With 2015 targeted as the year in which it becomes a single political-security and economic community, ASEAN has become the subject of numerous commentaries.
In a commentary in these pages, for example, Mr Barry Desker (senior Singapore diplomat and former dean of the S. Rajaratnam School of International Studies) asks if ASEAN integration is a growing reality or an aspiration that remains unfulfilled.
Asserting that ASEAN integration remains an illusion, he bemoans the lack of path-breaking measures to realise the goal of a single ASEAN community.
Likewise, Dr Raman Letchumanan (a former ASEAN official), lamenting "the lack of clear, coherent messaging", asserts that "ASEAN must make a concerted effort to convey in specific... terms what it has planned to achieve and how well it is doing".
The goal of an ASEAN community advanced by certain scholars in academia and think-tanks and subsequently embraced by the association's leaders and bureaucrats has become a millstone for ASEAN.
The grouping's success is now increasingly measured in terms of progress made or the lack of progress in realising its self-declared objectives of becoming a single community by this year in the economic, political-security and socio-cultural domains.
Despite pro-community public pronouncements by political leaders and bureaucrats at the regional and national levels, and the papering over of shortfalls and important national differences on some key issues, ASEAN is unlikely to become a single community (in the real meaning of that term) any time soon.
In my view, it is preferable for ASEAN integration and community building to remain ongoing long-term aspirations that may or may not be fulfilled in the decades to come.
ASEAN should rid itself of straitjacketing objectives like becoming a single community by a certain date and focus its limited resources and attention on strengthening its capacity and effectiveness in immediately relevant roles.
"Community" implies a body politic that shares a common history, culture, sense of belonging and identity, willingness to live together in harmony under a common political-legal framework, and belief in a shared destiny.
A community usually has a central authority that can make binding decisions for all its peoples. Clearly ASEAN is far from this definition and it is unclear if it will ever become such a community.

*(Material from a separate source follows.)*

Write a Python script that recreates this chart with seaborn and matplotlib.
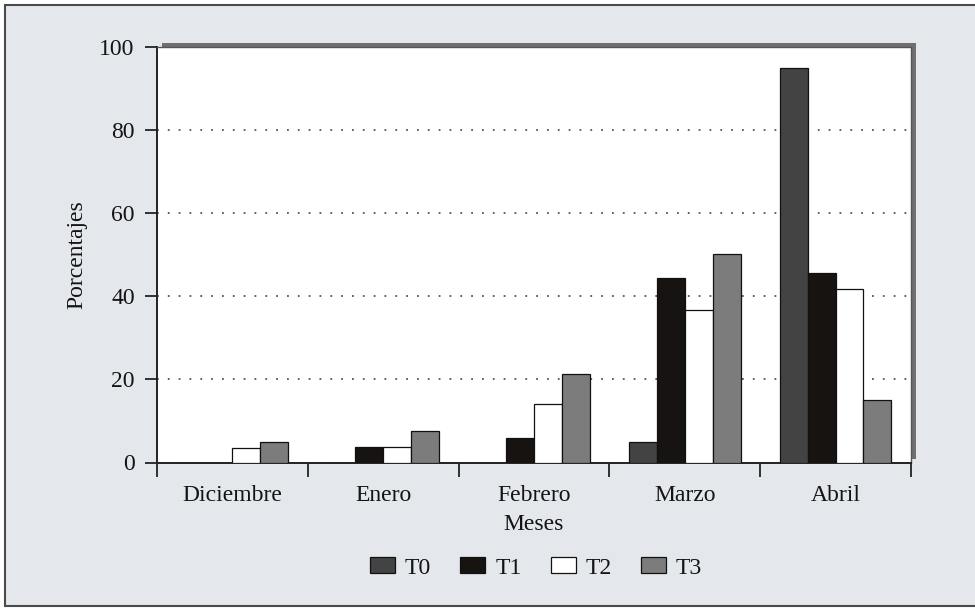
import numpy as np
import pandas as pd
import matplotlib
matplotlib.use("Agg")
import matplotlib.pyplot as plt
from matplotlib.patches import Rectangle
import seaborn as sns

# Monthly percentages per treatment
meses = ["Diciembre", "Enero", "Febrero", "Marzo", "Abril"]
tratamientos = ["T0", "T1", "T2", "T3"]
t0 = [0.0, 0.0, 0.0, 4.9, 95.0]
t1 = [0.0, 3.7, 6.0, 44.3, 45.5]
t2 = [3.4, 3.7, 14.0, 36.8, 41.7]
t3 = [5.0, 7.7, 21.2, 50.2, 15.1]
yticks = [0, 20, 40, 60, 80, 100]

df = pd.DataFrame({
    "Meses": [m for m in meses for _ in tratamientos],
    "Tratamiento": tratamientos * len(meses),
    "Porcentajes": [v for vals in zip(t0, t1, t2, t3) for v in vals],
})

sns.set_theme(style="white")
plt.rcParams["font.family"] = ["Liberation Serif", "DejaVu Serif"]
FS = 17
plt.rcParams["font.size"] = FS

W, H = 975, 609
bg = "#e4e8ec"
ink = "#141414"
fig = plt.figure(figsize=(W / 100, H / 100), dpi=100, facecolor="white")

# outer panel with border
fig.patches.append(Rectangle((5 / W, 3 / H), 1.2, 1 - 8 / H, transform=fig.transFigure,
                             facecolor=bg, edgecolor="#4a4a4a", linewidth=1.5, zorder=-2))

left, right, top, bottom = 157, 911, 47, 462.5
ax = fig.add_axes([left / W, 1 - bottom / H, (right - left) / W, (bottom - top) / H])

# drop shadow behind the plotting area
fig.patches.append(Rectangle(((left + 5) / W, 1 - (bottom - 4) / H), (right - left) / W,
                             (bottom - top) / H, transform=fig.transFigure,
                             facecolor="#6f6f6f", edgecolor="none", zorder=-1))

palette = {"T0": "#434343", "T1": "#161311", "T2": "#ffffff", "T3": "#7c7c7c"}
sns.barplot(data=df, x="Meses", y="Porcentajes", hue="Tratamiento", order=meses,
            hue_order=tratamientos, palette=palette, width=0.74, edgecolor="#111111",
            linewidth=0.9, saturation=1, ax=ax, zorder=3)

ax.set_facecolor("white")
ax.set_xlim(-0.5, len(meses) - 0.5)
ax.set_ylim(0, 100)
ax.set_yticks(yticks)
ax.set_yticklabels([str(v) for v in yticks])

# dotted reference lines
for v in yticks[1:-1]:
    ax.axhline(v, color="#555555", linestyle=(0, (1, 5)), linewidth=1.3, zorder=1)

# boundary ticks between months, labels centred on each month
ax.set_xticks(np.arange(-0.5, len(meses)), minor=False)
ax.set_xticklabels([""] * (len(meses) + 1))
ax.set_xticks(np.arange(len(meses)), minor=True)
ax.set_xticklabels(meses, minor=True)
ax.tick_params(axis="x", which="major", direction="out", length=10, width=1.3,
               color="#222222", bottom=True)
ax.tick_params(axis="x", which="minor", length=0, pad=16, labelsize=FS, colors=ink)
ax.tick_params(axis="y", direction="out", length=9, width=1.3, color="#222222",
               left=True, pad=7, labelsize=FS, colors=ink)

for s in ["left", "bottom"]:
    ax.spines[s].set_color("#222222")
    ax.spines[s].set_linewidth(1.4)
for s in ["top", "right"]:
    ax.spines[s].set_color("#555555")
    ax.spines[s].set_linewidth(1.0)

ax.set_xlabel("Meses", fontsize=FS, color=ink, labelpad=6)
ax.set_ylabel("Porcentajes", fontsize=FS, color=ink, labelpad=9)

handles, labels = ax.get_legend_handles_labels()
ax.legend_.remove()
fig.legend(handles, labels, loc="center", bbox_to_anchor=(536 / W, 1 - 568 / H), ncol=4,
           frameon=False, fontsize=FS, handlelength=1.06, handleheight=0.64,
           handletextpad=0.42, columnspacing=1.23, labelcolor=ink)

fig.savefig("out.png", dpi=100, facecolor=fig.get_facecolor())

Losing touch with reality?
Some may argue that ASEAN envisions a more limited community. Based on the three-pillared ASEAN community chartered in ASEAN documents, the grouping envisions integration and community building which, in several cases, seeks to go beyond the nation-state.
The purpose or goal of the ASEAN Economic Community (AEC) to be achieved by this year, for example, is for "the AEC (to) transform ASEAN into a region with free movement of goods, services, investments, skilled labour and freer movement of capital".
Even if one were to accept the idea of a more limited community (whatever that means), the key point is that ASEAN appears unlikely to meet its self-declared objectives within the stipulated time frame.
In formulating ASEAN community-building objectives, it appears that political leaders, officials and regionally minded scholars have lost touch with reality, arising from the fact that all ASEAN countries, with the exception of Thailand, became independent countries only in the post-World War II period.
Most are still engaged in contested processes of making national communities and states. Nation-making is a long and unending conflict-prone process.
Several ASEAN countries confront challenges from so-called minorities that demand redefinition of the nation, greater devolution of state power or separate nation-states. Likewise, state-making in many ASEAN countries faces challenges.
Most states in South-east Asia do not command monopoly over the legitimate use of violence within their territorial boundaries and authority is not centralised in the state. Further, political systems in many ASEAN countries are in the midst of contestation and change, at times through violent means.
Suffering challenges and contestations at home and abroad, "national" leaders' priority has continued to be making preferred national communities and states, as well as preserving their own hold on political power.
Regional integration and community-building not only will be lower priority but also may not be feasible despite the ambitions of certain regionally minded political leaders, officials and scholars.